Quote each line of the material verbatim, without the pictures.

>> start

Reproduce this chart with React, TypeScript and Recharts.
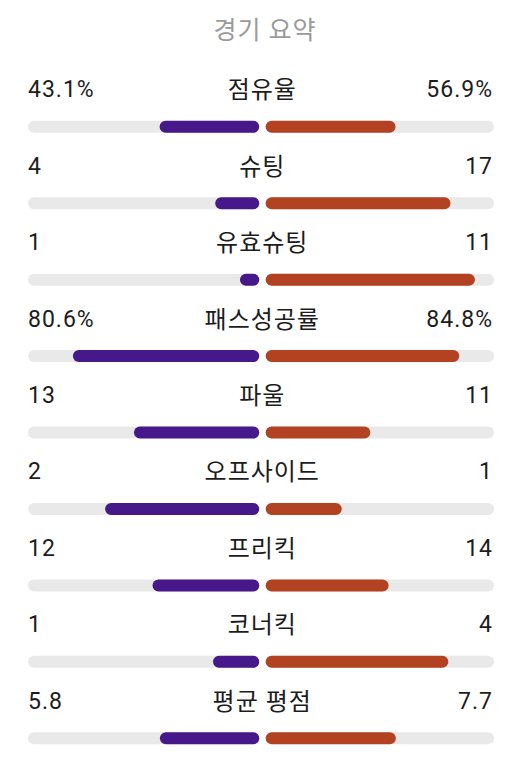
import { Bar, BarChart, LabelList, XAxis, YAxis } from "recharts"

const title = "경기 요약"
const categories = ["점유율", "슈팅", "유효슈팅", "패스성공률", "파울", "오프사이드", "프리킥", "코너킥", "평균 평점"]
const homeValues = [43.1, 4, 1, 80.6, 13, 2, 12, 1, 5.8]
const awayValues = [56.9, 17, 11, 84.8, 11, 1, 14, 4, 7.7]
const units = ["%", "", "", "%", "", "", "", "", ""]

const HOME = "#46188a"
const AWAY = "#b24222"
const TRACK = "#e9e9e9"
const TEXT = "#1c1c1c"
const FONT = "Roboto, 'Noto Sans CJK KR', sans-serif"

// small gap around the centre line, in axis units
const GAP_L = 0.0075
const GAP_R = 0.02

const data = categories.map((name, i) => {
  const l = homeValues[i]
  const r = awayValues[i]
  const pct = units[i] === "%"
  const lr = pct ? l / 100 : l / (l + r)
  const rr = pct ? r / 100 : r / (l + r)
  return {
    name,
    leftText: `${l}${units[i]}`,
    rightText: `${r}${units[i]}`,
    trackL: [-1, -GAP_L],
    trackR: [GAP_R, 1],
    home: [-(GAP_L + lr * (1 - GAP_L)), -GAP_L],
    away: [GAP_R, GAP_R + rr * (1 - GAP_R)],
  }
})

const textProps = { fontSize: 23, fill: TEXT, fontFamily: FONT, letterSpacing: 1 }

const leftLabel = (props: any) => {
  const { x, y, value } = props
  return (
    <text x={x} y={y - 23.5} textAnchor="start" {...textProps}>
      {value}
    </text>
  )
}

const nameLabel = (props: any) => {
  const { x, y, width, value } = props
  return (
    <text x={x + width + 3} y={y - 22.5} textAnchor="middle" {...textProps} fontSize={24}>
      {value}
    </text>
  )
}

const rightLabel = (props: any) => {
  const { x, y, width, value } = props
  return (
    <text x={x + width - 1} y={y - 23.5} textAnchor="end" {...textProps}>
      {value}
    </text>
  )
}

export default function App() {
  return (
    <div
      style={{
        position: "absolute",
        left: 0,
        top: 0,
        width: 530,
        height: 770,
        overflow: "hidden",
        background: "#fff",
      }}
    >
      <div
        style={{
          position: "absolute",
          top: 15,
          left: 0,
          width: 530,
          textAlign: "center",
          fontFamily: FONT,
          fontSize: 25,
          letterSpacing: 1,
          color: "#9a9a9a",
          lineHeight: "32px",
        }}
      >
        {title}
      </div>
      <BarChart
        width={530}
        height={780}
        data={data}
        layout="vertical"
        margin={{ top: 88.8, right: 36, bottom: 3.3, left: 28 }}
        barSize={12}
        barGap={-12}
      >
        <XAxis type="number" domain={[-1, 1]} hide />
        <YAxis type="category" dataKey="name" hide />
        <Bar dataKey="trackL" fill={TRACK} radius={6} isAnimationActive={false}>
          <LabelList dataKey="leftText" content={leftLabel} />
          <LabelList dataKey="name" content={nameLabel} />
        </Bar>
        <Bar dataKey="trackR" fill={TRACK} radius={6} isAnimationActive={false}>
          <LabelList dataKey="rightText" content={rightLabel} />
        </Bar>
        <Bar dataKey="home" fill={HOME} radius={6} isAnimationActive={false} />
        <Bar dataKey="away" fill={AWAY} radius={6} isAnimationActive={false} />
      </BarChart>
    </div>
  )
}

>> end

• [RESULT OF THIS TASK]:
Reproduce this chart with React, TypeScript and Recharts.
import { Bar, BarChart, LabelList, XAxis, YAxis } from "recharts"

const title = "경기 요약"
const categories = ["점유율", "슈팅", "유효슈팅", "패스성공률", "파울", "오프사이드", "프리킥", "코너킥", "평균 평점"]
const homeValues = [43.1, 4, 1, 80.6, 13, 2, 12, 1, 5.8]
const awayValues = [56.9, 17, 11, 84.8, 11, 1, 14, 4, 7.7]
const units = ["%", "", "", "%", "", "", "", "", ""]

const HOME = "#46188a"
const AWAY = "#b24222"
const TRACK = "#e9e9e9"
const TEXT = "#1c1c1c"
const FONT = "Roboto, 'Noto Sans CJK KR', sans-serif"

// small gap around the centre line, in axis units
const GAP_L = 0.0075
const GAP_R = 0.02

const data = categories.map((name, i) => {
  const l = homeValues[i]
  const r = awayValues[i]
  const pct = units[i] === "%"
  const lr = pct ? l / 100 : l / (l + r)
  const rr = pct ? r / 100 : r / (l + r)
  return {
    name,
    leftText: `${l}${units[i]}`,
    rightText: `${r}${units[i]}`,
    trackL: [-1, -GAP_L],
    trackR: [GAP_R, 1],
    home: [-(GAP_L + lr * (1 - GAP_L)), -GAP_L],
    away: [GAP_R, GAP_R + rr * (1 - GAP_R)],
  }
})

const textProps = { fontSize: 23, fill: TEXT, fontFamily: FONT, letterSpacing: 1 }

const leftLabel = (props: any) => {
  const { x, y, value } = props
  return (
    <text x={x} y={y - 23.5} textAnchor="start" {...textProps}>
      {value}
    </text>
  )
}

const nameLabel = (props: any) => {
  const { x, y, width, value } = props
  return (
    <text x={x + width + 3} y={y - 22.5} textAnchor="middle" {...textProps} fontSize={24}>
      {value}
    </text>
  )
}

const rightLabel = (props: any) => {
  const { x, y, width, value } = props
  return (
    <text x={x + width - 1} y={y - 23.5} textAnchor="end" {...textProps}>
      {value}
    </text>
  )
}

export default function App() {
  return (
    <div
      style={{
        position: "absolute",
        left: 0,
        top: 0,
        width: 530,
        height: 770,
        overflow: "hidden",
        background: "#fff",
      }}
    >
      <div
        style={{
          position: "absolute",
          top: 15,
          left: 0,
          width: 530,
          textAlign: "center",
          fontFamily: FONT,
          fontSize: 25,
          letterSpacing: 1,
          color: "#9a9a9a",
          lineHeight: "32px",
        }}
      >
        {title}
      </div>
      <BarChart
        width={530}
        height={780}
        data={data}
        layout="vertical"
        margin={{ top: 88.8, right: 36, bottom: 3.3, left: 28 }}
        barSize={12}
        barGap={-12}
      >
        <XAxis type="number" domain={[-1, 1]} hide />
        <YAxis type="category" dataKey="name" hide />
        <Bar dataKey="trackL" fill={TRACK} radius={6} isAnimationActive={false}>
          <LabelList dataKey="leftText" content={leftLabel} />
          <LabelList dataKey="name" content={nameLabel} />
        </Bar>
        <Bar dataKey="trackR" fill={TRACK} radius={6} isAnimationActive={false}>
          <LabelList dataKey="rightText" content={rightLabel} />
        </Bar>
        <Bar dataKey="home" fill={HOME} radius={6} isAnimationActive={false} />
        <Bar dataKey="away" fill={AWAY} radius={6} isAnimationActive={false} />
      </BarChart>
    </div>
  )
}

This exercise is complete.